Dataset excerpt ▸
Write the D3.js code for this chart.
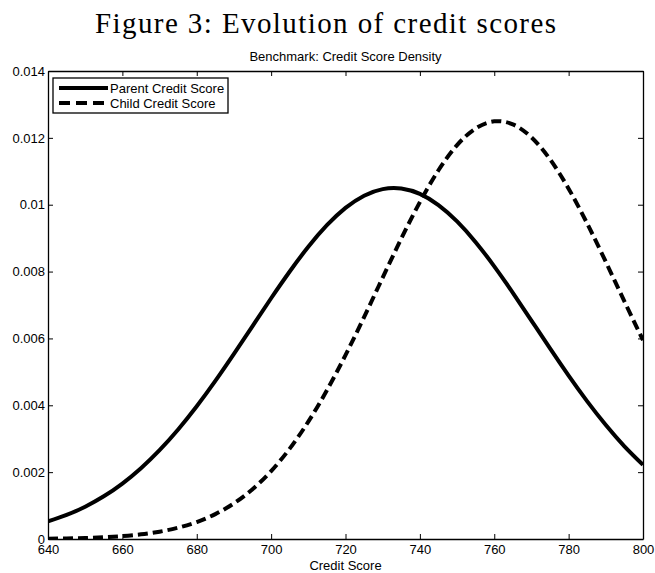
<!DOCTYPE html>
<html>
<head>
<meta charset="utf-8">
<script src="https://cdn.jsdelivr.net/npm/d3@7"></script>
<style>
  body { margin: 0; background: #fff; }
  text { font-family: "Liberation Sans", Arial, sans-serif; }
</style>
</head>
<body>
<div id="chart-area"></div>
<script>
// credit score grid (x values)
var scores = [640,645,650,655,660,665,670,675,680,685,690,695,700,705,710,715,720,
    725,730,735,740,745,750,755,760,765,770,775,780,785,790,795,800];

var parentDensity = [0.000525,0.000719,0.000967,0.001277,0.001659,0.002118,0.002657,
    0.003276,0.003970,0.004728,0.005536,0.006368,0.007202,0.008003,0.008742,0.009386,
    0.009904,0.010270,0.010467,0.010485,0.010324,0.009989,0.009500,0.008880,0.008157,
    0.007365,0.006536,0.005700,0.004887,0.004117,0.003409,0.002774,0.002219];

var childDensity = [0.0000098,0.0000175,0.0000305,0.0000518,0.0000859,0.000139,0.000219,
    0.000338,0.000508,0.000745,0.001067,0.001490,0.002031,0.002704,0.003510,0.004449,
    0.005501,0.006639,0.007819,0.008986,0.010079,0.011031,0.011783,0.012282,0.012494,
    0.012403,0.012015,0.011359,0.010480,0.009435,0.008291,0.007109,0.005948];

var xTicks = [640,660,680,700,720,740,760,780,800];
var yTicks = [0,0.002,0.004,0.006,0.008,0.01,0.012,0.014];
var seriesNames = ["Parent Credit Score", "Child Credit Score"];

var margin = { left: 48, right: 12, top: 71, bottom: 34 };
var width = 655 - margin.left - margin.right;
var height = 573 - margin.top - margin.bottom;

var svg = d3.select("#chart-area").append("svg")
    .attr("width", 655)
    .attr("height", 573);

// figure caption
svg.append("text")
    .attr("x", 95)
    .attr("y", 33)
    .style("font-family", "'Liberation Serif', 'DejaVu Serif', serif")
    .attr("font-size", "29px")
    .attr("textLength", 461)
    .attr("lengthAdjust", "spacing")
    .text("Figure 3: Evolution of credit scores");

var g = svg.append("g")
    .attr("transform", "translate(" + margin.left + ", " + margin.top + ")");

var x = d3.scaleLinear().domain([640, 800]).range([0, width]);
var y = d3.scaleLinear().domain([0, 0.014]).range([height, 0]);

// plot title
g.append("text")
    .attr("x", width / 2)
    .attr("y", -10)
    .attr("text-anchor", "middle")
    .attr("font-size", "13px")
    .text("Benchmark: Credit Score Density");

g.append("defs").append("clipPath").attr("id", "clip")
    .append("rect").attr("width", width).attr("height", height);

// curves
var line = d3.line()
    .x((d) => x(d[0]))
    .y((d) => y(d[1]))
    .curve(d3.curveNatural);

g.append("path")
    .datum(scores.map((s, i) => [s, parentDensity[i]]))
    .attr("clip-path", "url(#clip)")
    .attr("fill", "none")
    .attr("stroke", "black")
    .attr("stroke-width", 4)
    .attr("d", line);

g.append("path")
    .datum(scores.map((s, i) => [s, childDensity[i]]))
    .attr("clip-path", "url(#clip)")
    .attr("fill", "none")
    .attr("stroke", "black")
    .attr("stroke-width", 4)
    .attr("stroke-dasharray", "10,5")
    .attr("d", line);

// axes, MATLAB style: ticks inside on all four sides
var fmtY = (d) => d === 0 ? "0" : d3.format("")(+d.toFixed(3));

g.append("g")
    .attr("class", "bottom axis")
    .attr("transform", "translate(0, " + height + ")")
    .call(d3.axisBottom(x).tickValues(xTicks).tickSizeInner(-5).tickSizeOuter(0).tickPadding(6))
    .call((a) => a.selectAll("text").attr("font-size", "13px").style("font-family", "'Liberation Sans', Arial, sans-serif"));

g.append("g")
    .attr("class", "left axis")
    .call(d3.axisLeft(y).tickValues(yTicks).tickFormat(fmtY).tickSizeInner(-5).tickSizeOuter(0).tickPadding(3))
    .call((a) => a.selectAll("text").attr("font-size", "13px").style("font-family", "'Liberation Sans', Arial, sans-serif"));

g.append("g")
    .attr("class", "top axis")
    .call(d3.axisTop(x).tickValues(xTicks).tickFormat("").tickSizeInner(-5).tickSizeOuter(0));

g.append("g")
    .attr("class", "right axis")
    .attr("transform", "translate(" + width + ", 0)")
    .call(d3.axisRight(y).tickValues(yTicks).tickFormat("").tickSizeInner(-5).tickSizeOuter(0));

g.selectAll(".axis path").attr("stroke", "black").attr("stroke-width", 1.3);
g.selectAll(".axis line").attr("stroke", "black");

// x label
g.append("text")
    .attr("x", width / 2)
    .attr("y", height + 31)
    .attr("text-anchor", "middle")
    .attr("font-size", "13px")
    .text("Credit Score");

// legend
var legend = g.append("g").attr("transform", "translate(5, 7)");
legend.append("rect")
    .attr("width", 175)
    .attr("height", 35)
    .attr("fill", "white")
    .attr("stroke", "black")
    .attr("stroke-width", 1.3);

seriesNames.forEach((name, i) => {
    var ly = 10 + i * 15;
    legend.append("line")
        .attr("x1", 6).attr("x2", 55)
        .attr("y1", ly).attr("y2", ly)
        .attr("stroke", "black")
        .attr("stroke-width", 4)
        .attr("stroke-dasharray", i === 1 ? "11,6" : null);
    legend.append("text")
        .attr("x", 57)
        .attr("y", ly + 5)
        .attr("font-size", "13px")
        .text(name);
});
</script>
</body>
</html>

Exercise brief ▸ Copy each line exactly, and leave the pictures out of your copy.

Answer to this exercise ▸
Write the D3.js code for this chart.
<!DOCTYPE html>
<html>
<head>
<meta charset="utf-8">
<script src="https://cdn.jsdelivr.net/npm/d3@7"></script>
<style>
  body { margin: 0; background: #fff; }
  text { font-family: "Liberation Sans", Arial, sans-serif; }
</style>
</head>
<body>
<div id="chart-area"></div>
<script>
// credit score grid (x values)
var scores = [640,645,650,655,660,665,670,675,680,685,690,695,700,705,710,715,720,
    725,730,735,740,745,750,755,760,765,770,775,780,785,790,795,800];

var parentDensity = [0.000525,0.000719,0.000967,0.001277,0.001659,0.002118,0.002657,
    0.003276,0.003970,0.004728,0.005536,0.006368,0.007202,0.008003,0.008742,0.009386,
    0.009904,0.010270,0.010467,0.010485,0.010324,0.009989,0.009500,0.008880,0.008157,
    0.007365,0.006536,0.005700,0.004887,0.004117,0.003409,0.002774,0.002219];

var childDensity = [0.0000098,0.0000175,0.0000305,0.0000518,0.0000859,0.000139,0.000219,
    0.000338,0.000508,0.000745,0.001067,0.001490,0.002031,0.002704,0.003510,0.004449,
    0.005501,0.006639,0.007819,0.008986,0.010079,0.011031,0.011783,0.012282,0.012494,
    0.012403,0.012015,0.011359,0.010480,0.009435,0.008291,0.007109,0.005948];

var xTicks = [640,660,680,700,720,740,760,780,800];
var yTicks = [0,0.002,0.004,0.006,0.008,0.01,0.012,0.014];
var seriesNames = ["Parent Credit Score", "Child Credit Score"];

var margin = { left: 48, right: 12, top: 71, bottom: 34 };
var width = 655 - margin.left - margin.right;
var height = 573 - margin.top - margin.bottom;

var svg = d3.select("#chart-area").append("svg")
    .attr("width", 655)
    .attr("height", 573);

// figure caption
svg.append("text")
    .attr("x", 95)
    .attr("y", 33)
    .style("font-family", "'Liberation Serif', 'DejaVu Serif', serif")
    .attr("font-size", "29px")
    .attr("textLength", 461)
    .attr("lengthAdjust", "spacing")
    .text("Figure 3: Evolution of credit scores");

var g = svg.append("g")
    .attr("transform", "translate(" + margin.left + ", " + margin.top + ")");

var x = d3.scaleLinear().domain([640, 800]).range([0, width]);
var y = d3.scaleLinear().domain([0, 0.014]).range([height, 0]);

// plot title
g.append("text")
    .attr("x", width / 2)
    .attr("y", -10)
    .attr("text-anchor", "middle")
    .attr("font-size", "13px")
    .text("Benchmark: Credit Score Density");

g.append("defs").append("clipPath").attr("id", "clip")
    .append("rect").attr("width", width).attr("height", height);

// curves
var line = d3.line()
    .x((d) => x(d[0]))
    .y((d) => y(d[1]))
    .curve(d3.curveNatural);

g.append("path")
    .datum(scores.map((s, i) => [s, parentDensity[i]]))
    .attr("clip-path", "url(#clip)")
    .attr("fill", "none")
    .attr("stroke", "black")
    .attr("stroke-width", 4)
    .attr("d", line);

g.append("path")
    .datum(scores.map((s, i) => [s, childDensity[i]]))
    .attr("clip-path", "url(#clip)")
    .attr("fill", "none")
    .attr("stroke", "black")
    .attr("stroke-width", 4)
    .attr("stroke-dasharray", "10,5")
    .attr("d", line);

// axes, MATLAB style: ticks inside on all four sides
var fmtY = (d) => d === 0 ? "0" : d3.format("")(+d.toFixed(3));

g.append("g")
    .attr("class", "bottom axis")
    .attr("transform", "translate(0, " + height + ")")
    .call(d3.axisBottom(x).tickValues(xTicks).tickSizeInner(-5).tickSizeOuter(0).tickPadding(6))
    .call((a) => a.selectAll("text").attr("font-size", "13px").style("font-family", "'Liberation Sans', Arial, sans-serif"));

g.append("g")
    .attr("class", "left axis")
    .call(d3.axisLeft(y).tickValues(yTicks).tickFormat(fmtY).tickSizeInner(-5).tickSizeOuter(0).tickPadding(3))
    .call((a) => a.selectAll("text").attr("font-size", "13px").style("font-family", "'Liberation Sans', Arial, sans-serif"));

g.append("g")
    .attr("class", "top axis")
    .call(d3.axisTop(x).tickValues(xTicks).tickFormat("").tickSizeInner(-5).tickSizeOuter(0));

g.append("g")
    .attr("class", "right axis")
    .attr("transform", "translate(" + width + ", 0)")
    .call(d3.axisRight(y).tickValues(yTicks).tickFormat("").tickSizeInner(-5).tickSizeOuter(0));

g.selectAll(".axis path").attr("stroke", "black").attr("stroke-width", 1.3);
g.selectAll(".axis line").attr("stroke", "black");

// x label
g.append("text")
    .attr("x", width / 2)
    .attr("y", height + 31)
    .attr("text-anchor", "middle")
    .attr("font-size", "13px")
    .text("Credit Score");

// legend
var legend = g.append("g").attr("transform", "translate(5, 7)");
legend.append("rect")
    .attr("width", 175)
    .attr("height", 35)
    .attr("fill", "white")
    .attr("stroke", "black")
    .attr("stroke-width", 1.3);

seriesNames.forEach((name, i) => {
    var ly = 10 + i * 15;
    legend.append("line")
        .attr("x1", 6).attr("x2", 55)
        .attr("y1", ly).attr("y2", ly)
        .attr("stroke", "black")
        .attr("stroke-width", 4)
        .attr("stroke-dasharray", i === 1 ? "11,6" : null);
    legend.append("text")
        .attr("x", 57)
        .attr("y", ly + 5)
        .attr("font-size", "13px")
        .text(name);
});
</script>
</body>
</html>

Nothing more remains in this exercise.